Working from the top of the listing below, retype each line through the line containing "plt.rcParams['font.family'] = ['Liberation", both included, with no pictures.
* * * * * * * * *
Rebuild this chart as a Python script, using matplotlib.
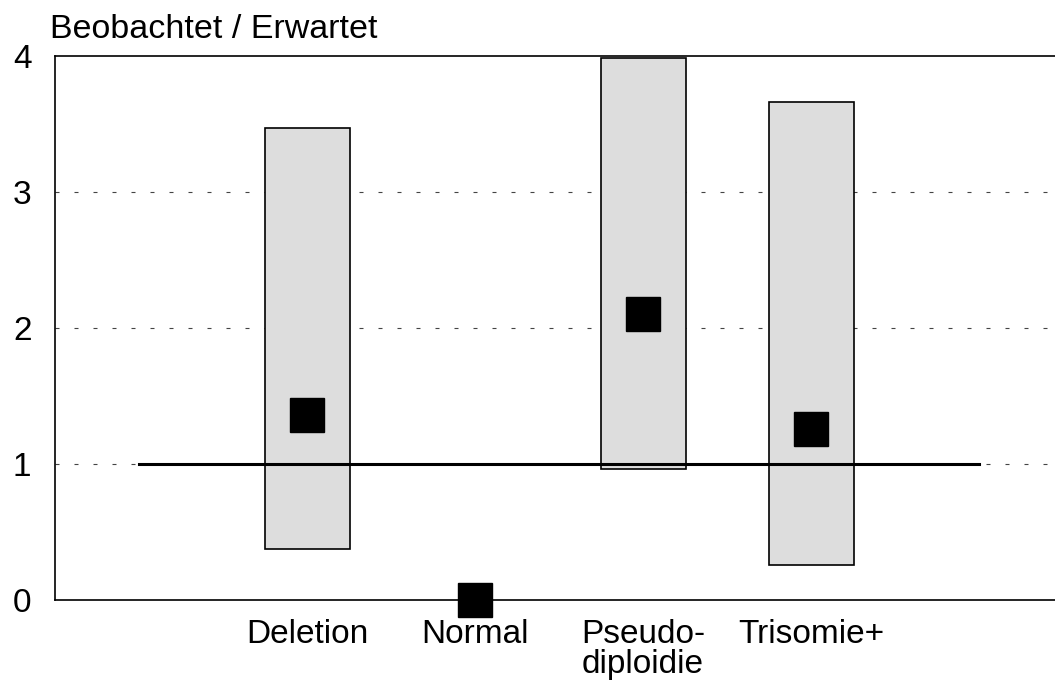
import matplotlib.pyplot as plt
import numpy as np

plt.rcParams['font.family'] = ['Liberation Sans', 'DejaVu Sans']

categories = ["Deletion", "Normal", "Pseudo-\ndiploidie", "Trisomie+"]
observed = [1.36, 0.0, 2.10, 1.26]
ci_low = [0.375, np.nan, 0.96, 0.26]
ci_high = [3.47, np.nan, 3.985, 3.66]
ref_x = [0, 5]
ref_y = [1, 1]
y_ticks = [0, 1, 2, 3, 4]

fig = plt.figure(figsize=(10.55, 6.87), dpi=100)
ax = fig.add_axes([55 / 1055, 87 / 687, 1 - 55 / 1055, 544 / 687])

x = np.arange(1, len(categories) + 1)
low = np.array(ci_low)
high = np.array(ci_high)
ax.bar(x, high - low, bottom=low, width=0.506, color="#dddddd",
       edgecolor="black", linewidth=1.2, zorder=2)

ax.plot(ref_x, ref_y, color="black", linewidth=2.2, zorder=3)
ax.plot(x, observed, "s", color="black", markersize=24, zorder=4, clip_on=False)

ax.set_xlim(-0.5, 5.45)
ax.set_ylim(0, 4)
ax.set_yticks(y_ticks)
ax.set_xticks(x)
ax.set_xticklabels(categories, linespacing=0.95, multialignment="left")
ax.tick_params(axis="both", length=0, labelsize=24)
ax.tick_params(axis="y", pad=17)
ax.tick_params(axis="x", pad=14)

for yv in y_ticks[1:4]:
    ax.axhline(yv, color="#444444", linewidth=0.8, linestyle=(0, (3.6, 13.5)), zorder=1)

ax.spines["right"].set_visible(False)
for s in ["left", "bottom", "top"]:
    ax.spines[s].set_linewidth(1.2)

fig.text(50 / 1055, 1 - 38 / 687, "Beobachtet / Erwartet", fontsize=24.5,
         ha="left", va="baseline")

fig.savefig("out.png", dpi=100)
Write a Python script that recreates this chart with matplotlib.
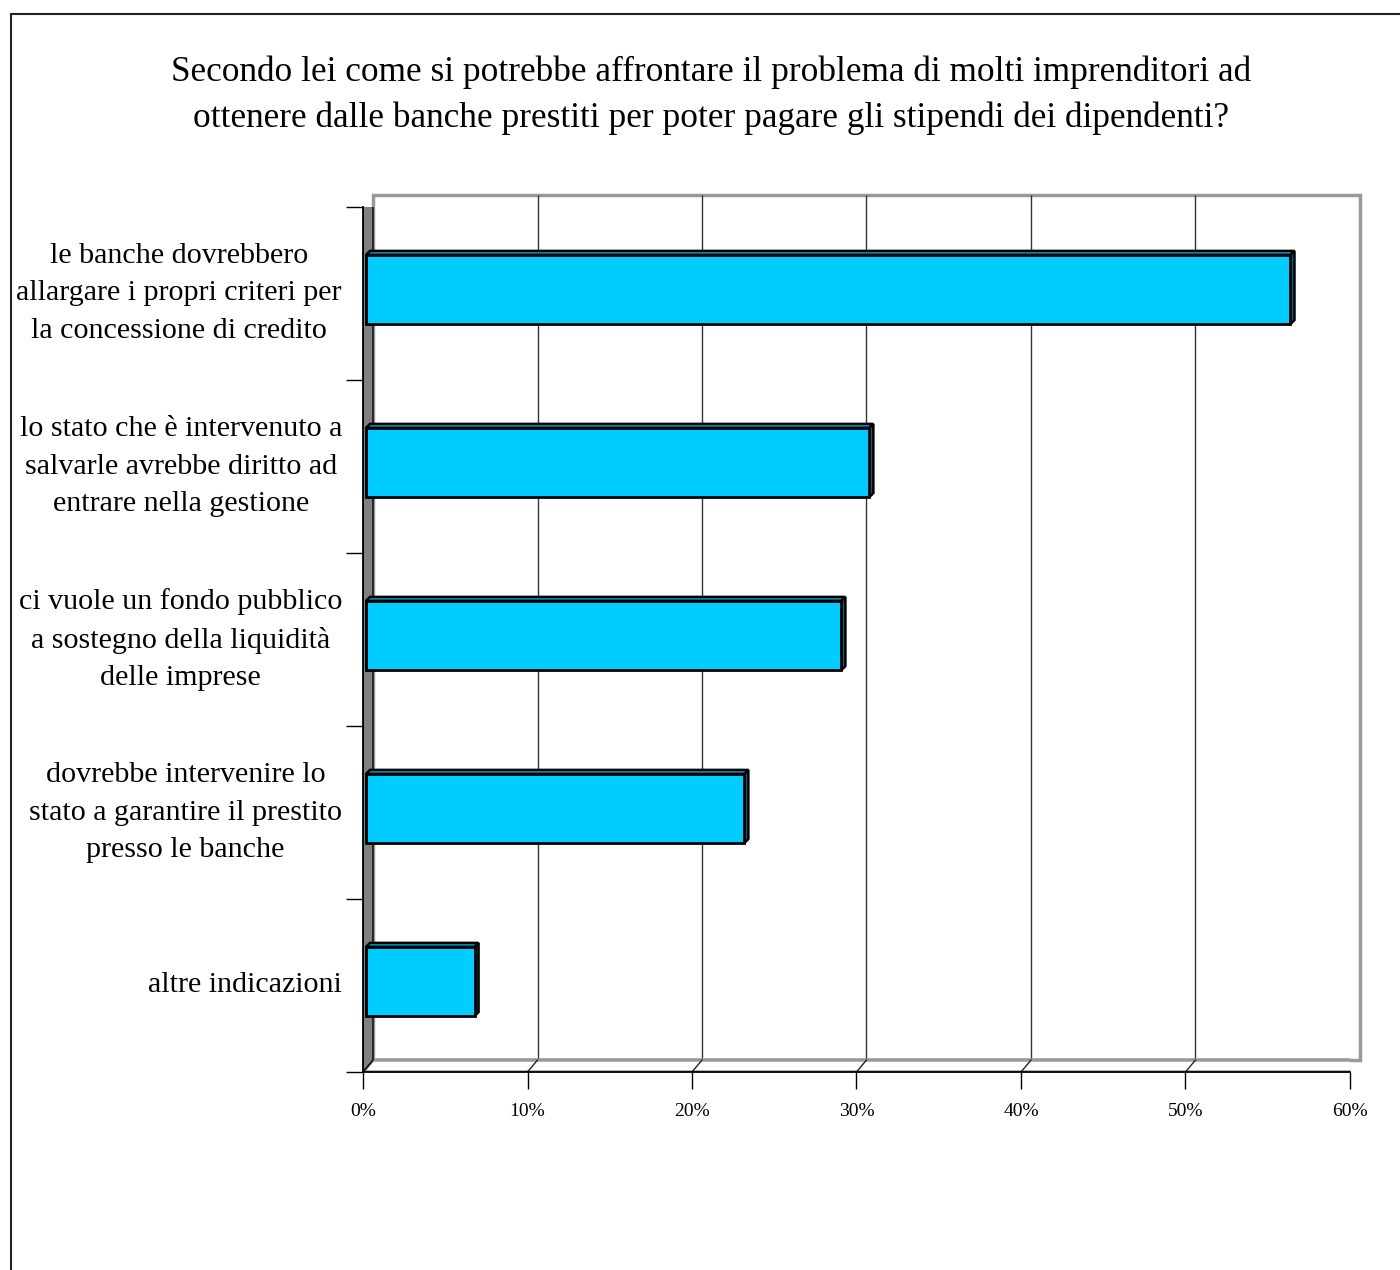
* * * * * * * * *
**Exercise answer:**
Rebuild this chart as a Python script, using matplotlib.
import matplotlib.pyplot as plt
import numpy as np

plt.rcParams['font.family'] = ['Liberation Sans', 'DejaVu Sans']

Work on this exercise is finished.